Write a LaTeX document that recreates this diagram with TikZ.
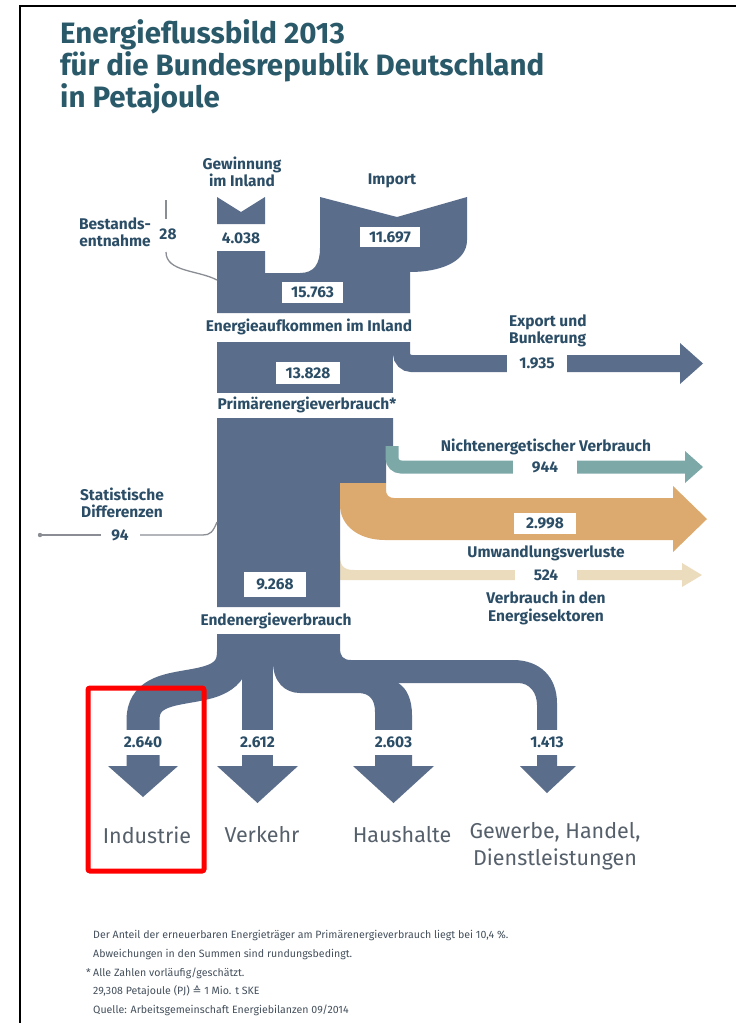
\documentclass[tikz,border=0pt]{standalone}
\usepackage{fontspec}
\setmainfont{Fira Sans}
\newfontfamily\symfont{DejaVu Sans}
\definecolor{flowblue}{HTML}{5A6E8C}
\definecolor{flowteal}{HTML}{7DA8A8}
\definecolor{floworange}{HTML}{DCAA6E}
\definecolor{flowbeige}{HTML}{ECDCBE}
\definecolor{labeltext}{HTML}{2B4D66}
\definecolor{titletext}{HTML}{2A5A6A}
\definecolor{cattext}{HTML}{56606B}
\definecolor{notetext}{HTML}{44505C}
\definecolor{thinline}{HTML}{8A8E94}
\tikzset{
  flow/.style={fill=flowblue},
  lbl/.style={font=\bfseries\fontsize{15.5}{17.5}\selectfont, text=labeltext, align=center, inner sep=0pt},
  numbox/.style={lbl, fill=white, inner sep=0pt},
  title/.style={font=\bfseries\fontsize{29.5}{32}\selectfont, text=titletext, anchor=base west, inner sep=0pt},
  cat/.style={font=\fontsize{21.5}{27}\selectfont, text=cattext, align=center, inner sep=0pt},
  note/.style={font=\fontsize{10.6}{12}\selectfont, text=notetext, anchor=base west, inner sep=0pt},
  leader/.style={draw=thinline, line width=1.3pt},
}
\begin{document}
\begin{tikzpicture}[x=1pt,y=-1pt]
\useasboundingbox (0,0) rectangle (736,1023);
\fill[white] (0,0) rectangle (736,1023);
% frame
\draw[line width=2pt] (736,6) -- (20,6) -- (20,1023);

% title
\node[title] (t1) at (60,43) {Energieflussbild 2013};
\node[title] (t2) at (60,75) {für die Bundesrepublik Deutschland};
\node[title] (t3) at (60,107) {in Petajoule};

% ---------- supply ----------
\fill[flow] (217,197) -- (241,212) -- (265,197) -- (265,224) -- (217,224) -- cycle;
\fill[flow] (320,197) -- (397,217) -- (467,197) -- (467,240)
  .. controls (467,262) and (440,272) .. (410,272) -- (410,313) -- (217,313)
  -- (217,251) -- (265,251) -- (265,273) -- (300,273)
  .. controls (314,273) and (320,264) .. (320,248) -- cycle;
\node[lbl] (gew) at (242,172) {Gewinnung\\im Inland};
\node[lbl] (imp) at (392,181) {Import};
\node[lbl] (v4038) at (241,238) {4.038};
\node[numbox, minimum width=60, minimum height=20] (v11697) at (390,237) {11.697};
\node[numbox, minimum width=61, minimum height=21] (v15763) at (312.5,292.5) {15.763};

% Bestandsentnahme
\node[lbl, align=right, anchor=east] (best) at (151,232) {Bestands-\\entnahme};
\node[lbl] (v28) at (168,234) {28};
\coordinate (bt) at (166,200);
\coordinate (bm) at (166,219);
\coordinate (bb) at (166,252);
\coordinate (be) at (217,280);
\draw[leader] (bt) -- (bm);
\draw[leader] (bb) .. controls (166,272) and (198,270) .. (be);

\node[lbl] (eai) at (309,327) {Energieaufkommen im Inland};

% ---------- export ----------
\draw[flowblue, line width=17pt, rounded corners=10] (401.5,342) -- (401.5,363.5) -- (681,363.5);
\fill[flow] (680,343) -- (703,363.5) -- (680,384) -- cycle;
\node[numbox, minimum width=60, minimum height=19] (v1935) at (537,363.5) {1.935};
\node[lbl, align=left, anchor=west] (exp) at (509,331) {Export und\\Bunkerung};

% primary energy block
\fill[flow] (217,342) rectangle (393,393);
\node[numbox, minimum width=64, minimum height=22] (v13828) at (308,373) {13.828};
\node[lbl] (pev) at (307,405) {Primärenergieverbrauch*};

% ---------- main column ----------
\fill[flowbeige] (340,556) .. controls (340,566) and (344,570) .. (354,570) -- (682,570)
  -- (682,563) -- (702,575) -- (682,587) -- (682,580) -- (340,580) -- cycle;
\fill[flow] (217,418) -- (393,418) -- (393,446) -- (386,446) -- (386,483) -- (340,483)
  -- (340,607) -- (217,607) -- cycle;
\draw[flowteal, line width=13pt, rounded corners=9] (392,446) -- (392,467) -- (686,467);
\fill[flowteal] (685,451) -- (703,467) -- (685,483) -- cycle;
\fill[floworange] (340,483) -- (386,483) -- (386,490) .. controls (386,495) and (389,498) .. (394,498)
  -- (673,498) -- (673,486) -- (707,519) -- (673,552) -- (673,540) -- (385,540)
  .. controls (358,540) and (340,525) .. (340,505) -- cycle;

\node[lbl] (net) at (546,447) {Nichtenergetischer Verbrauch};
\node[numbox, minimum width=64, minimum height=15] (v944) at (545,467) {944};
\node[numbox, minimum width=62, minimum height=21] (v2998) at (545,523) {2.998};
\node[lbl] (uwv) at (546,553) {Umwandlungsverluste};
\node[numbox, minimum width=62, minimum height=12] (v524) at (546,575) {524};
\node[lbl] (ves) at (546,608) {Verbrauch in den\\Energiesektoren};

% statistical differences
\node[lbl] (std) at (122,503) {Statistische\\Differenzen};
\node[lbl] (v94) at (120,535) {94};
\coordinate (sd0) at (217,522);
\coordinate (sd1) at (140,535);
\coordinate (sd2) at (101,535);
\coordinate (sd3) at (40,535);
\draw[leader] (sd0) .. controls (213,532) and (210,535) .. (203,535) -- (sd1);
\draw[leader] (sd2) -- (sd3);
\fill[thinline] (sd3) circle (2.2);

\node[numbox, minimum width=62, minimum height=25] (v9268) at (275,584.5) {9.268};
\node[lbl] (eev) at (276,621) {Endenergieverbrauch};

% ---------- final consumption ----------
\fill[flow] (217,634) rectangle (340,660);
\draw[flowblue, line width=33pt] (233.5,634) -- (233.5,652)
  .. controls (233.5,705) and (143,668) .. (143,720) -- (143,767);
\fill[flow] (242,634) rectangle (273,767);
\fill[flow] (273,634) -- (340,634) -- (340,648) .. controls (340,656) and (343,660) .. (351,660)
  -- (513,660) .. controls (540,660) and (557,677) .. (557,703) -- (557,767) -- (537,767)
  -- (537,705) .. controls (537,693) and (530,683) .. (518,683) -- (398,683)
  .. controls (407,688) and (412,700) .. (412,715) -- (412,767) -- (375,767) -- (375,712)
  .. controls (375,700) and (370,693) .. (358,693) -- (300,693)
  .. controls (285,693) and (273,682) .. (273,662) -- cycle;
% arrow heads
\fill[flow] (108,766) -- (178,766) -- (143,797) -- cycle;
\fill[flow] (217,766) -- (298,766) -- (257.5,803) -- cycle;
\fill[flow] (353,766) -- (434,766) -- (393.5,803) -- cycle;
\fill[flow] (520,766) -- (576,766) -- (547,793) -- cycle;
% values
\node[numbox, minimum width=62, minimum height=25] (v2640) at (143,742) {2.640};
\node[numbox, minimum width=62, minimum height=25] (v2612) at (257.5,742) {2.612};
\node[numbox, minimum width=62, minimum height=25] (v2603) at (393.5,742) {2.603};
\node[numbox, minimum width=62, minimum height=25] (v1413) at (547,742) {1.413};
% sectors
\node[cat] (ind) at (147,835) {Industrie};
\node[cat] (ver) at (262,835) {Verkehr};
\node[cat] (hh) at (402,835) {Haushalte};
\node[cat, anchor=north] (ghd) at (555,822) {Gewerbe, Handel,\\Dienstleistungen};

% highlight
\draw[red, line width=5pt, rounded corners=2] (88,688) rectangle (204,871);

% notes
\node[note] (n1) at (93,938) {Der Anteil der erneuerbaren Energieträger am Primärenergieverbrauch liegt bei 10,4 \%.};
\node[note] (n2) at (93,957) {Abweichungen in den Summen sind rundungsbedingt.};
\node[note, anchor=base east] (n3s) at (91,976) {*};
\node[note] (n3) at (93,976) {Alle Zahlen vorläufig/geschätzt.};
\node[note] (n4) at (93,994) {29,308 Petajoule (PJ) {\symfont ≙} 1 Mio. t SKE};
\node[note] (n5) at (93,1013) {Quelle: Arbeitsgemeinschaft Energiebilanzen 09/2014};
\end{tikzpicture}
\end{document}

========

Restate the material word for word from its first line through the line containing "(t3) at (60,107)", both included; the pictures do not belong in it.

Write a LaTeX document that recreates this diagram with TikZ.
\documentclass[tikz,border=0pt]{standalone}
\usepackage{fontspec}
\setmainfont{Fira Sans}
\newfontfamily\symfont{DejaVu Sans}
\definecolor{flowblue}{HTML}{5A6E8C}
\definecolor{flowteal}{HTML}{7DA8A8}
\definecolor{floworange}{HTML}{DCAA6E}
\definecolor{flowbeige}{HTML}{ECDCBE}
\definecolor{labeltext}{HTML}{2B4D66}
\definecolor{titletext}{HTML}{2A5A6A}
\definecolor{cattext}{HTML}{56606B}
\definecolor{notetext}{HTML}{44505C}
\definecolor{thinline}{HTML}{8A8E94}
\tikzset{
  flow/.style={fill=flowblue},
  lbl/.style={font=\bfseries\fontsize{15.5}{17.5}\selectfont, text=labeltext, align=center, inner sep=0pt},
  numbox/.style={lbl, fill=white, inner sep=0pt},
  title/.style={font=\bfseries\fontsize{29.5}{32}\selectfont, text=titletext, anchor=base west, inner sep=0pt},
  cat/.style={font=\fontsize{21.5}{27}\selectfont, text=cattext, align=center, inner sep=0pt},
  note/.style={font=\fontsize{10.6}{12}\selectfont, text=notetext, anchor=base west, inner sep=0pt},
  leader/.style={draw=thinline, line width=1.3pt},
}
\begin{document}
\begin{tikzpicture}[x=1pt,y=-1pt]
\useasboundingbox (0,0) rectangle (736,1023);
\fill[white] (0,0) rectangle (736,1023);
% frame
\draw[line width=2pt] (736,6) -- (20,6) -- (20,1023);

% title
\node[title] (t1) at (60,43) {Energieflussbild 2013};
\node[title] (t2) at (60,75) {für die Bundesrepublik Deutschland};
\node[title] (t3) at (60,107) {in Petajoule};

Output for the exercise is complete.